[Start Source material]

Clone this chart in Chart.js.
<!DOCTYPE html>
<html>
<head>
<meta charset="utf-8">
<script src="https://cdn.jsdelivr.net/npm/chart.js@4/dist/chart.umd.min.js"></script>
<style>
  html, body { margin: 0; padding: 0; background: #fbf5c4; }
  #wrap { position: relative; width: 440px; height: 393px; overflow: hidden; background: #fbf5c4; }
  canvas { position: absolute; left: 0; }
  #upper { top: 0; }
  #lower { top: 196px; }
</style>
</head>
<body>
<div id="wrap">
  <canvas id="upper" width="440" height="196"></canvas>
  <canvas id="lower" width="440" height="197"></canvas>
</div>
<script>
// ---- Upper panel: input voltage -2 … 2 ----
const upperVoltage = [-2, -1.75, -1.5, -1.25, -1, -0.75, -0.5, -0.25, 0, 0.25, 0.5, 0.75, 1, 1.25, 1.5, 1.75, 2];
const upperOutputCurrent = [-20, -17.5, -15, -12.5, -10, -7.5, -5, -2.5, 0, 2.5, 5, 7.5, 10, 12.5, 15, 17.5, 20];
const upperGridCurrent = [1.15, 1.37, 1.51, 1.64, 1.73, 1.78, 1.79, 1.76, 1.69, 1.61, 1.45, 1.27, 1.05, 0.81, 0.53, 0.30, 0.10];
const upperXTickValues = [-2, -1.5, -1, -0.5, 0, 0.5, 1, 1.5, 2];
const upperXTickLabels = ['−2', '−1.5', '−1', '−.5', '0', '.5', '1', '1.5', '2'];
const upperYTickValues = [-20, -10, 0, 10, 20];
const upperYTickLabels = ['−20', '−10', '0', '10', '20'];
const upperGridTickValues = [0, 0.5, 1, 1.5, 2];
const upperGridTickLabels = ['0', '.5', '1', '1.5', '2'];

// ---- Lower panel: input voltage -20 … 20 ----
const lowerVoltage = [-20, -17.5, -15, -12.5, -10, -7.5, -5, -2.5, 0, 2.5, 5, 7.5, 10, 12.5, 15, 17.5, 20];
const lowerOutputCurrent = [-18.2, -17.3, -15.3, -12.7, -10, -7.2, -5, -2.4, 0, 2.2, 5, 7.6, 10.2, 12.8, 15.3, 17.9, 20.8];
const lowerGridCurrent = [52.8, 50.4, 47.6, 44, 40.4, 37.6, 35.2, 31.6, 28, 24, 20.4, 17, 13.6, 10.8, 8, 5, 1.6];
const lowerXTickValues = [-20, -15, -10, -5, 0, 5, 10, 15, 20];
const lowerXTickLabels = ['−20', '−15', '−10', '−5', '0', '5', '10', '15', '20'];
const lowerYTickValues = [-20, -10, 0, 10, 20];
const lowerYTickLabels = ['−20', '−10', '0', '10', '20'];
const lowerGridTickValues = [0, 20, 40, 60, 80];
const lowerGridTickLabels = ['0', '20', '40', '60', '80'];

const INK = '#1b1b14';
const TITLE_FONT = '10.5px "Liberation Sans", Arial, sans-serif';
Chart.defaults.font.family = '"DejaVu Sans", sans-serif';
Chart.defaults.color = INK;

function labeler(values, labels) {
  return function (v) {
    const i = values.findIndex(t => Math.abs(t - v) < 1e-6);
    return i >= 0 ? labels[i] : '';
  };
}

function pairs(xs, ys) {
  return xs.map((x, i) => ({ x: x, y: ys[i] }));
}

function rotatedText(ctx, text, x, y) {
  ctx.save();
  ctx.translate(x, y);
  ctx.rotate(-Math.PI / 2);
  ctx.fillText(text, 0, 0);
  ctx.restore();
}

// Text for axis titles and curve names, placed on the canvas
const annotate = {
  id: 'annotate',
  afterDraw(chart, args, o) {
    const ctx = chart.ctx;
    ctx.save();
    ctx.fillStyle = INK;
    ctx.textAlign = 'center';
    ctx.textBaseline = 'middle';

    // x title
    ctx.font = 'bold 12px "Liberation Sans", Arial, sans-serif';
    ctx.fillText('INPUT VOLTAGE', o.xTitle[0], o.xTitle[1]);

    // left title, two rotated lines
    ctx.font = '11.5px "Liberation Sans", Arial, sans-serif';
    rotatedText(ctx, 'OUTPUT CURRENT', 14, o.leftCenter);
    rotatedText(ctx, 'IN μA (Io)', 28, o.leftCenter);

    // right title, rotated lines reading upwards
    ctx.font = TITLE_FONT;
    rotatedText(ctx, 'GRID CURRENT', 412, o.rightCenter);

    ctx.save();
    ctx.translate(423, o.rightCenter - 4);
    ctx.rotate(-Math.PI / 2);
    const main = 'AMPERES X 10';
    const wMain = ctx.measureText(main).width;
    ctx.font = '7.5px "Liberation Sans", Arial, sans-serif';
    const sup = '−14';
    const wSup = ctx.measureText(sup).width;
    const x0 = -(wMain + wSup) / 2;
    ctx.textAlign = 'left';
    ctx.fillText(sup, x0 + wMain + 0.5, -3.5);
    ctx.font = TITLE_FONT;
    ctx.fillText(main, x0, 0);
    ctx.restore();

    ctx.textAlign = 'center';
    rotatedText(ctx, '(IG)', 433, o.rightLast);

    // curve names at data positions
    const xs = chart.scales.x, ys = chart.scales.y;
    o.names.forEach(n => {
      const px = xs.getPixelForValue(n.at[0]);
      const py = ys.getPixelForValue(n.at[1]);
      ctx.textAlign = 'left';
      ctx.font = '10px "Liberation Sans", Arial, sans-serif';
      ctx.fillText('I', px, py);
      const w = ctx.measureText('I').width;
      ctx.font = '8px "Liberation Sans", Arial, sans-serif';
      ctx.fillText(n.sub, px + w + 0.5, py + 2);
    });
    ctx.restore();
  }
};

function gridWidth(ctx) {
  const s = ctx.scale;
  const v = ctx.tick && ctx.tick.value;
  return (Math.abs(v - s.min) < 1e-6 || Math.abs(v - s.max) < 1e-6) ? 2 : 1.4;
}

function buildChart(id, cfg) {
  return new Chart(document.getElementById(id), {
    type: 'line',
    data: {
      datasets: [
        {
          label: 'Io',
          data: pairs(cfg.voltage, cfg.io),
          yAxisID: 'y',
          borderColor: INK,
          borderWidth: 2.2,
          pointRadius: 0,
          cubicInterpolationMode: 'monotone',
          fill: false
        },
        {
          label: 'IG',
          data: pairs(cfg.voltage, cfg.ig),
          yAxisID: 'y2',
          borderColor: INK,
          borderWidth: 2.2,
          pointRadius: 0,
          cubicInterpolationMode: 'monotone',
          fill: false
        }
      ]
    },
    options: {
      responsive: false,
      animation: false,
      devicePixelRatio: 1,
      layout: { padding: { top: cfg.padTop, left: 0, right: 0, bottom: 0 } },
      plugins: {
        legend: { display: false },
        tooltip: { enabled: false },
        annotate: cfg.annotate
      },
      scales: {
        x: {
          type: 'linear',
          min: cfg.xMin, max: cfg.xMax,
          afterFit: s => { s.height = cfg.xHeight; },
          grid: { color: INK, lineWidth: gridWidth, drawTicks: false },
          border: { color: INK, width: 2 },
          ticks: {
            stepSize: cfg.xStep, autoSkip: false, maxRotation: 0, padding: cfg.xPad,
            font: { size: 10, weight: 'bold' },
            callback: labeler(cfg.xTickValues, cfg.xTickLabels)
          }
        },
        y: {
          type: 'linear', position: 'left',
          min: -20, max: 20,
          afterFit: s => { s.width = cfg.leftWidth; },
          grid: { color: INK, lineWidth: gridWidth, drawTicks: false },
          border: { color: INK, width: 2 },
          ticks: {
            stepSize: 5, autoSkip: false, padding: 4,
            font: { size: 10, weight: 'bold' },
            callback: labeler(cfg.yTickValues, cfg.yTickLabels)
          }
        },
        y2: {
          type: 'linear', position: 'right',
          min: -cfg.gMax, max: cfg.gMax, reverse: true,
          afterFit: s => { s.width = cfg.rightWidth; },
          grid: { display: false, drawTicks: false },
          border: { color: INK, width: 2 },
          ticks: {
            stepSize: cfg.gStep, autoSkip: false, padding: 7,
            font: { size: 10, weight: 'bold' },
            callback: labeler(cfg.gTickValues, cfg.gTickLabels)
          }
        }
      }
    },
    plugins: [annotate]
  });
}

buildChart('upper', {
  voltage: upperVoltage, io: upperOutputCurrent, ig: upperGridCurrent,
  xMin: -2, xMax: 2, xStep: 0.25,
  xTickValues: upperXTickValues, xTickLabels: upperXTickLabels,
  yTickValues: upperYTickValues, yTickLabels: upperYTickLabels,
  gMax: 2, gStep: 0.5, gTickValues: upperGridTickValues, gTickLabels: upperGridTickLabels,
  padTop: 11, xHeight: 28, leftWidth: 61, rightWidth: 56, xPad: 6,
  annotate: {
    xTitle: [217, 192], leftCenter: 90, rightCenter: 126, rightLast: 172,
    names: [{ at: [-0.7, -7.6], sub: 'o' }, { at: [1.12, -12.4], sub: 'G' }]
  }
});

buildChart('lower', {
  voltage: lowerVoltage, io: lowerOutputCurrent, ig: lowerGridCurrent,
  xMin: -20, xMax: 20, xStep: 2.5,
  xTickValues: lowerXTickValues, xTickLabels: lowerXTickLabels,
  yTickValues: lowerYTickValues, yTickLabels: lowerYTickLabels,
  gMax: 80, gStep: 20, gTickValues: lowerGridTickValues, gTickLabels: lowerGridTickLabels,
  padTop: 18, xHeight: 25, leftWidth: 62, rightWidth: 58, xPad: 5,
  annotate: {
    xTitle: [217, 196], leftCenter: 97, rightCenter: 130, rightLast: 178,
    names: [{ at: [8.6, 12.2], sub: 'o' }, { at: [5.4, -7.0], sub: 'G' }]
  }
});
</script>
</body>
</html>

[End Source material]

Only the lines from the start of the data to the line holding "const upperGridTickLabels = ['0', '.5', '1', '1.5', '2'];" are wanted; return them exactly, both ends included.

Clone this chart in Chart.js.
<!DOCTYPE html>
<html>
<head>
<meta charset="utf-8">
<script src="https://cdn.jsdelivr.net/npm/chart.js@4/dist/chart.umd.min.js"></script>
<style>
  html, body { margin: 0; padding: 0; background: #fbf5c4; }
  #wrap { position: relative; width: 440px; height: 393px; overflow: hidden; background: #fbf5c4; }
  canvas { position: absolute; left: 0; }
  #upper { top: 0; }
  #lower { top: 196px; }
</style>
</head>
<body>
<div id="wrap">
  <canvas id="upper" width="440" height="196"></canvas>
  <canvas id="lower" width="440" height="197"></canvas>
</div>
<script>
// ---- Upper panel: input voltage -2 … 2 ----
const upperVoltage = [-2, -1.75, -1.5, -1.25, -1, -0.75, -0.5, -0.25, 0, 0.25, 0.5, 0.75, 1, 1.25, 1.5, 1.75, 2];
const upperOutputCurrent = [-20, -17.5, -15, -12.5, -10, -7.5, -5, -2.5, 0, 2.5, 5, 7.5, 10, 12.5, 15, 17.5, 20];
const upperGridCurrent = [1.15, 1.37, 1.51, 1.64, 1.73, 1.78, 1.79, 1.76, 1.69, 1.61, 1.45, 1.27, 1.05, 0.81, 0.53, 0.30, 0.10];
const upperXTickValues = [-2, -1.5, -1, -0.5, 0, 0.5, 1, 1.5, 2];
const upperXTickLabels = ['−2', '−1.5', '−1', '−.5', '0', '.5', '1', '1.5', '2'];
const upperYTickValues = [-20, -10, 0, 10, 20];
const upperYTickLabels = ['−20', '−10', '0', '10', '20'];
const upperGridTickValues = [0, 0.5, 1, 1.5, 2];
const upperGridTickLabels = ['0', '.5', '1', '1.5', '2'];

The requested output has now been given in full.